I Guess AI Is Now My Target Customer
If you’re building a developer tool right now, you probably have a launch plan: Post it on Show HN. Grind for GitHub stars. Maybe host a hackathon or two. You know, the standard playbook.
I suspect this playbook will soon become obsolete. Not because it doesn’t work on humans, but because humans are no longer the ones choosing which tools get used.
It’s not that humans have left the loop. A human still decides which tools end up in a project. But increasingly, that decision gets mediated by an AI coding agent.
Watch how software actually gets built now. A developer doesn’t read your README and evaluate your API. They tell Claude Code “I need to transform this dataset” and Claude Code either reaches for your tool or it doesn’t.
This changes the distribution game in ways I don’t think most developer-tool founders have internalized yet.
The old funnel was: awareness → landing page → docs → adoption. A human saw your Show HN post, clicked through, skimmed the README, and maybe tried it out. Every step was optimized for human attention and human decision-making.
The new funnel looks different. The human says “do X.” The AI agent decides how to do X. If the agent knows your tool exists and understands how to use it, you win. If it doesn’t, you don’t. The human never even saw your name.
So the question becomes: how does an AI agent come to know about your tool?

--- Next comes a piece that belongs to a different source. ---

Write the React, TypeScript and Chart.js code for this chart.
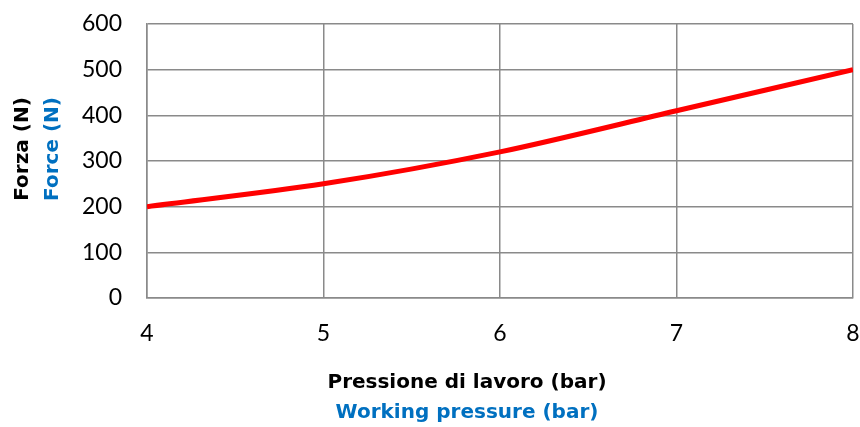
import React, { useEffect, useRef } from "react";
import { Chart, registerables } from "chart.js";

Chart.register(...registerables);

const pressures = [4, 5, 6, 7, 8];
const forces = [200, 250, 320, 410, 500];
const yTitleLines = ["Forza (N)", "Force (N)"];
const xTitleLines = ["Pressione di lavoro (bar)", "Working pressure (bar)"];
const titleColors = ["#000000", "#0070C0"];

const titlePlugin = {
  id: "dualTitles",
  afterDraw(chart: any) {
    const ctx = chart.ctx;
    ctx.save();
    ctx.font = "bold 20px 'DejaVu Sans'";
    ctx.textAlign = "center";
    ctx.textBaseline = "middle";
    const cx = 467;
    xTitleLines.forEach((t, i) => {
      ctx.fillStyle = titleColors[i];
      ctx.fillText(t, cx, 383 + i * 30);
    });
    yTitleLines.forEach((t, i) => {
      ctx.save();
      ctx.translate(23 + i * 30, 149);
      ctx.rotate(-Math.PI / 2);
      ctx.fillStyle = titleColors[i];
      ctx.fillText(t, 0, 0);
      ctx.restore();
    });
    ctx.restore();
  },
};

export default function App() {
  const ref = useRef<HTMLCanvasElement>(null);
  useEffect(() => {
    const chart = new Chart(ref.current!, {
      type: "line",
      data: {
        datasets: [
          {
            data: pressures.map((x, i) => ({ x, y: forces[i] })),
            borderColor: "#FF0000",
            borderWidth: 5,
            pointRadius: 0,
            tension: 0.3,
            fill: false,
          },
        ],
      },
      options: {
        animation: false,
        responsive: false,
        maintainAspectRatio: false,
        layout: { padding: { top: 24, right: 7, left: 0, bottom: 0 } },
        plugins: { legend: { display: false }, tooltip: { enabled: false } },
        scales: {
          x: {
            type: "linear",
            min: 4,
            max: 8,
            ticks: { stepSize: 1, color: "#000", font: { family: "Lato", size: 23 }, padding: 22 },
            grid: { color: "#8a8a8a", lineWidth: 1.5, drawTicks: false },
            border: { color: "#8a8a8a", width: 1.5 },
            afterFit: (s: any) => {
              s.height = 129;
              s.paddingLeft = 0;
              s.paddingRight = 0;
            },
          },
          y: {
            min: 0,
            max: 600,
            ticks: { stepSize: 100, color: "#000", font: { family: "Lato", size: 23 }, padding: 25 },
            grid: { color: "#8a8a8a", lineWidth: 1.5, drawTicks: false },
            border: { color: "#8a8a8a", width: 1.5 },
            afterFit: (s: any) => {
              s.width = 147;
              s.paddingTop = 0;
              s.paddingBottom = 0;
            },
          },
        },
      },
      plugins: [titlePlugin],
    });
    return () => chart.destroy();
  }, []);
  return (
    <div style={{ position: "fixed", left: 0, top: 0, width: 860, height: 427, background: "#fff" }}>
      <canvas ref={ref} width={860} height={427} style={{ width: 860, height: 427 }} />
    </div>
  );
}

There are really two distinct things happening here:
The first is training data. If an LLM has seen enough examples of your tool being used — in blog posts, tutorials, Stack Overflow answers, GitHub repos — it develops an intuition for when and how to reach for it. This is the passive channel. You can’t directly control it, but you can influence it.

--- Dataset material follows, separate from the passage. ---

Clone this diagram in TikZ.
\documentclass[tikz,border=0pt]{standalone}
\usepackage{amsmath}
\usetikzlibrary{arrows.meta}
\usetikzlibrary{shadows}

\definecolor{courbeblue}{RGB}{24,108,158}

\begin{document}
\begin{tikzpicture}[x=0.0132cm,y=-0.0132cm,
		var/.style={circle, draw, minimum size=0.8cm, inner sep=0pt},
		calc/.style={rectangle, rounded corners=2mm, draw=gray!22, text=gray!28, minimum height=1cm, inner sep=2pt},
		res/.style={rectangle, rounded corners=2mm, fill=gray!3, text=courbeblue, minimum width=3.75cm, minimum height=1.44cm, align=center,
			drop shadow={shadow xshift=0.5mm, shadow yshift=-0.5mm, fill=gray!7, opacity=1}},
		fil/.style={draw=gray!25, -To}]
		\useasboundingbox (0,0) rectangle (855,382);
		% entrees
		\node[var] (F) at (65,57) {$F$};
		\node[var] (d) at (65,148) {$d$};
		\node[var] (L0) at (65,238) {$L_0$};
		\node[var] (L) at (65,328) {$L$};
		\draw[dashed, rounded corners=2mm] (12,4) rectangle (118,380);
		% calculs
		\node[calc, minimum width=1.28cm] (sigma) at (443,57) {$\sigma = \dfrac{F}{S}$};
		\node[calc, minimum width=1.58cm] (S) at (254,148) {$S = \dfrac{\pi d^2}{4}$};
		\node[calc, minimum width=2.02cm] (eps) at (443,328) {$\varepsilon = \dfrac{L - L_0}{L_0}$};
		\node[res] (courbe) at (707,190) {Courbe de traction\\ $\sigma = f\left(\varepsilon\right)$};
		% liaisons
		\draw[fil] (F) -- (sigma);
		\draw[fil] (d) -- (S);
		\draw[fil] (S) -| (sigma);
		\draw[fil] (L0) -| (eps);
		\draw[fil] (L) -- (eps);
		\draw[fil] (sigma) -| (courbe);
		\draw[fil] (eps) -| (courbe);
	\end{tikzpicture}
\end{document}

The second is tool integration. MCP servers, CLI interfaces, well-structured APIs — the mechanisms by which an AI agent can actually invoke your tool at runtime. This is the active channel. You control it completely.
Most people fixate on the first one because it feels more mysterious. But I think the second one is where the real leverage is, at least right now. If your tool has a clean MCP integration and good structured documentation, an AI coding agent can use it today regardless of whether it appeared in the training data. The training data question matters more for discovery — whether the agent thinks to use your tool unprompted.

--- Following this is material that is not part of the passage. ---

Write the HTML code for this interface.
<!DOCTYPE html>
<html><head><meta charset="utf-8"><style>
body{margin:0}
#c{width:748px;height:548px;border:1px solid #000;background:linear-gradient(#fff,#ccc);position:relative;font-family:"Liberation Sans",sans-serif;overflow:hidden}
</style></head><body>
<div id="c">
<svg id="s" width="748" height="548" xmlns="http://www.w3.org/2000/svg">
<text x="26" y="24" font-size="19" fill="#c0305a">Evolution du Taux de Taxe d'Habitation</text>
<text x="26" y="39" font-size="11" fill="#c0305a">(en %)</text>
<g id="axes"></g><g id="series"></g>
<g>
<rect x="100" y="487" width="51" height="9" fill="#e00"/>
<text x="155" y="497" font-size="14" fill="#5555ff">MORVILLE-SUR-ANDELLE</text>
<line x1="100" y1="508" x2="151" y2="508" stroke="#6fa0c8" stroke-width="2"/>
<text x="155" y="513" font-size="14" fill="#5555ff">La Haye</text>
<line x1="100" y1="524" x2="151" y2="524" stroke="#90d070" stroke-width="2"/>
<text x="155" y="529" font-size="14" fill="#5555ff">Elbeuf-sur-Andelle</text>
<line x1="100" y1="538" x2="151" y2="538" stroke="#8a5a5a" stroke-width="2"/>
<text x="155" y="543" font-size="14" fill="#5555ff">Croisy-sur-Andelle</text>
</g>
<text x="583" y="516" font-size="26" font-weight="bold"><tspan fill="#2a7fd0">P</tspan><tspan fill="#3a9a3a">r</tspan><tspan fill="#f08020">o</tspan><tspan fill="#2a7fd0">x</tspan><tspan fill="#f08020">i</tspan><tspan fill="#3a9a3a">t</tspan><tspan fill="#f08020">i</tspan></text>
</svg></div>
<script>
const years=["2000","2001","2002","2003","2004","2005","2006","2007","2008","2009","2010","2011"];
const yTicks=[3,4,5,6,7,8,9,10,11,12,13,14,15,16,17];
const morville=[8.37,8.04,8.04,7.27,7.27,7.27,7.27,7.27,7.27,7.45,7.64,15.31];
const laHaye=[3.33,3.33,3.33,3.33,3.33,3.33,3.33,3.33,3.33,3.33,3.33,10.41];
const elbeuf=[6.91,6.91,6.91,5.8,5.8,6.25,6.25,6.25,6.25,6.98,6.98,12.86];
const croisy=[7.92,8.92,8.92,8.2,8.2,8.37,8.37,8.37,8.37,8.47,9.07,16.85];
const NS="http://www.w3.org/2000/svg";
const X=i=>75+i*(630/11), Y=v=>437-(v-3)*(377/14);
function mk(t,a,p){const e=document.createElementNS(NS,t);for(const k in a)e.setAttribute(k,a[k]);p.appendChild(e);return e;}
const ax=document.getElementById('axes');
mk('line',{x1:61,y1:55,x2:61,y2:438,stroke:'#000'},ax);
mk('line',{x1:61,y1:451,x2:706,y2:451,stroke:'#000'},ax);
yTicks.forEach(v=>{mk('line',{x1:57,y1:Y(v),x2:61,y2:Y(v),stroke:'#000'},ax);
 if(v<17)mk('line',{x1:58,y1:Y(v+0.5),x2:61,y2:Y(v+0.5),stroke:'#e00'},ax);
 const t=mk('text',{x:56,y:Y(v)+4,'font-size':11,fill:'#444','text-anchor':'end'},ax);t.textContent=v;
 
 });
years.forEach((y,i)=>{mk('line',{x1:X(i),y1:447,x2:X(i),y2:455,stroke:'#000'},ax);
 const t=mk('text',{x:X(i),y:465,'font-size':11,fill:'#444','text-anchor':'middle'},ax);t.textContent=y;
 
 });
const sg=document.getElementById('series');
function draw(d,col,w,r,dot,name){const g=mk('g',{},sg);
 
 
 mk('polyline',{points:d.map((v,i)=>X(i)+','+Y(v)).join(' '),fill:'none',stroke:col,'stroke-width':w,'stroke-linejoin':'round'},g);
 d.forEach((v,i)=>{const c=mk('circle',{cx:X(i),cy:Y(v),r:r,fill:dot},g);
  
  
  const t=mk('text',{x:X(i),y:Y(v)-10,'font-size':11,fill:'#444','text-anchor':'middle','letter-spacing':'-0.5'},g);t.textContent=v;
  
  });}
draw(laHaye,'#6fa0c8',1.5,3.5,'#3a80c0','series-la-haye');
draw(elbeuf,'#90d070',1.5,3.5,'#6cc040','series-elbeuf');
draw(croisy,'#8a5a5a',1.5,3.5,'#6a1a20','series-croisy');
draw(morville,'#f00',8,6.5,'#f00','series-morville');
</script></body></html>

This leads to what I think is the most interesting question in developer-tool distribution right now: is there such a thing as SEO for LLMs?
The cynical framing is: do I need to manufacture social proof? Do I need to convince fifty friends to write blog posts about my tool so that Anthropic’s next training run picks them up?
The honest answer is: kind of, but it’s not as sinister as it sounds. LLMs learn from the public web. If nobody writes about your tool, it functionally doesn’t exist to the model. That’s not some opaque ranking algorithm punishing you. It’s just the physics of how these systems work. A tool with a thousand tutorials will be better understood by the model than a tool with three. This was always true for humans too — it’s just that now the “reader” processing all that content is a neural network instead of a person scanning Hacker News.
What worries me is the second-order effect. Well-known tools generate more public content. More content means better model understanding. Better model understanding means AI agents recommend those tools more often. Which makes them more well-known. This is a rich-get-richer dynamic, and it creates a brutal cold-start problem for new tools.
If you’re an established project with years of blog posts and Stack Overflow threads, the AI era is a tailwind. If you’re launching something new, you face a bootstrapping challenge that didn’t exist before: you need to get into the models, and the models won’t find you until you’re already popular.
So what should a developer-tool founder actually do about this?
First, we need to treat documentation as our primary marketing channel. Not documentation in the traditional sense — a dry API reference that exists to serve existing users. Documentation as content. Rich examples, explained end-to-end. Common workflows, spelled out verbosely. The kind of writing that a human might find tediously thorough but that an LLM will absorb perfectly. Your docs need to be optimized for a reader with infinite patience and zero intuition.
Second, prioritize an MCP server. If a developer’s Claude Code instance can invoke your tool directly, that’s worth more than a thousand GitHub stars. Stars are a vanity metric for humans. Tool integration is a distribution metric for agents.
Third, rethink what “content marketing” means. It used to mean writing blog posts to build an audience. Now it means producing the training data you want future models to learn from. Every tutorial you write, every example you publish, every answer you post — it’s all input to the next training run. The audience for your content is partly human and partly statistical.
I don’t know if this is the right framework. It’s possible that six months from now, tool discovery will look completely different — maybe there will be an app store for MCP servers, or Anthropic will launch some kind of tool registry, and none of this grassroots optimization will matter.
But I suspect the core insight will hold: if you’re building a developer tool in the AI era, your most important user can’t attend your hackathon, doesn’t care about your logo, and will never star your repo. It just needs to understand what your tool does and how to call it. Everything else is noise.